I think, when we sit with this feeling honestly, we find that we are not always grieving the specific unlived life. We are grieving possibility itself. The version of yourself who had not yet committed, who still contained multitudes, who had not yet narrowed into a particular shape. There is a kind of grief native to growing up, to becoming someone specific, to the slow and necessary closing of doors that is simply called maturity.

The Spanish have a word, madrugada, for the small hours between midnight and dawn, a time that belongs to neither day nor night. The unlived life exists in something like a madrugada of the self. It is neither present nor fully past. It inhabits a liminal register, real enough to feel, too ghostly to touch.

Some traditions have tried to make peace with this. Buddhism asks us to release attachment not just to things, but to the narratives we construct about who we are and who we were supposed to be. Stoicism counsels a kind of rigorous acceptance, the amor fati of Nietzsche, the love of fate, the embrace of what is as the only thing that ever truly was. These are not wrong. But they are also, if we are being candid, easier to endorse in philosophy than to inhabit in actual life on a rainy afternoon when you are wondering what might have been.

The Generative Ache

What I have come to believe is that this grief, when we do not run from it, contains something valuable. Not as a sentimental detour from living, but as a form of self-knowledge. To feel the weight of the roads not taken is to understand something about what you actually wanted, what you actually valued, sometimes more clearly than you did when you were young enough to have chosen differently. The longing illuminates the longer.

There is also, I think, a compassion that grows from this feeling, a compassion directed outward. When you understand the grief of your own unlived selves, you begin to sense the same grief inside other people. The person who seems entirely certain, entirely settled, carries their own unlived lives behind their eyes. Every human being is, in some sense, a majority vote among the selves they might have been, and the losing candidates do not simply disappear.
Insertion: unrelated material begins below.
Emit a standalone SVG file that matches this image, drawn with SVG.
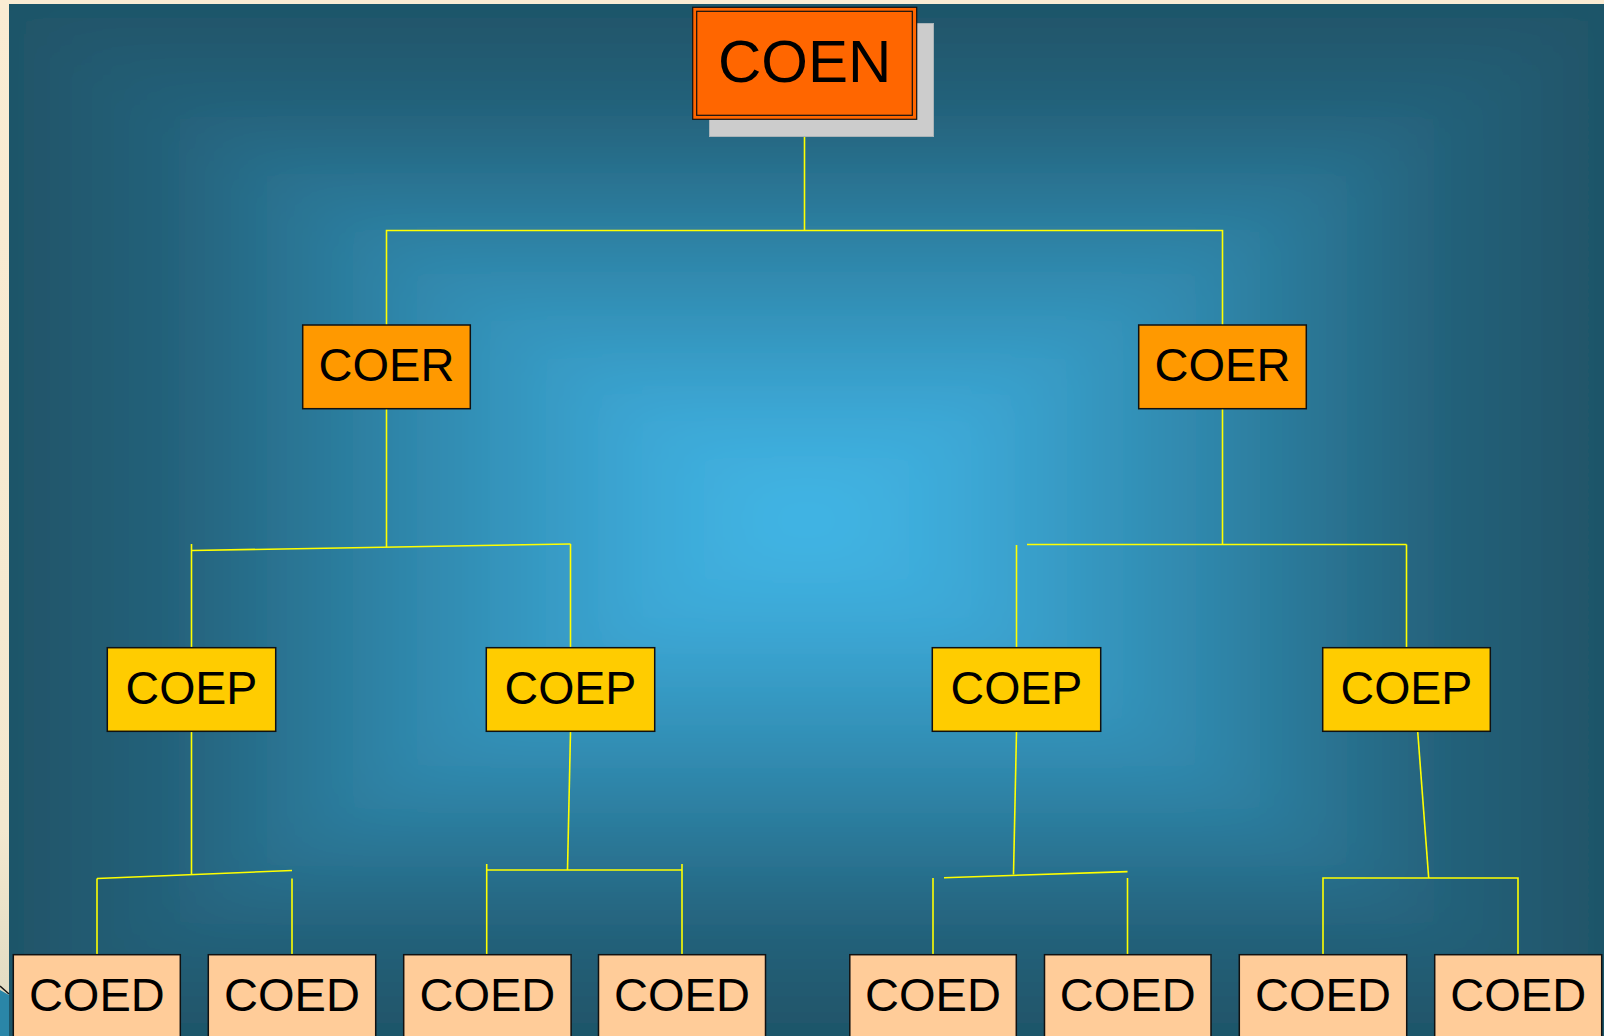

To carry this grief gently, without bitterness and without denial, seems to me one of the quieter forms of wisdom available to us. Not to pretend the other roads did not exist. Not to be paralyzed by their absence. But to acknowledge, from time to time, that you are not only who you became. You are also, in some diffuse and irreducible way, everyone you did not become. And that is a strange, tender, wholly human thing to be.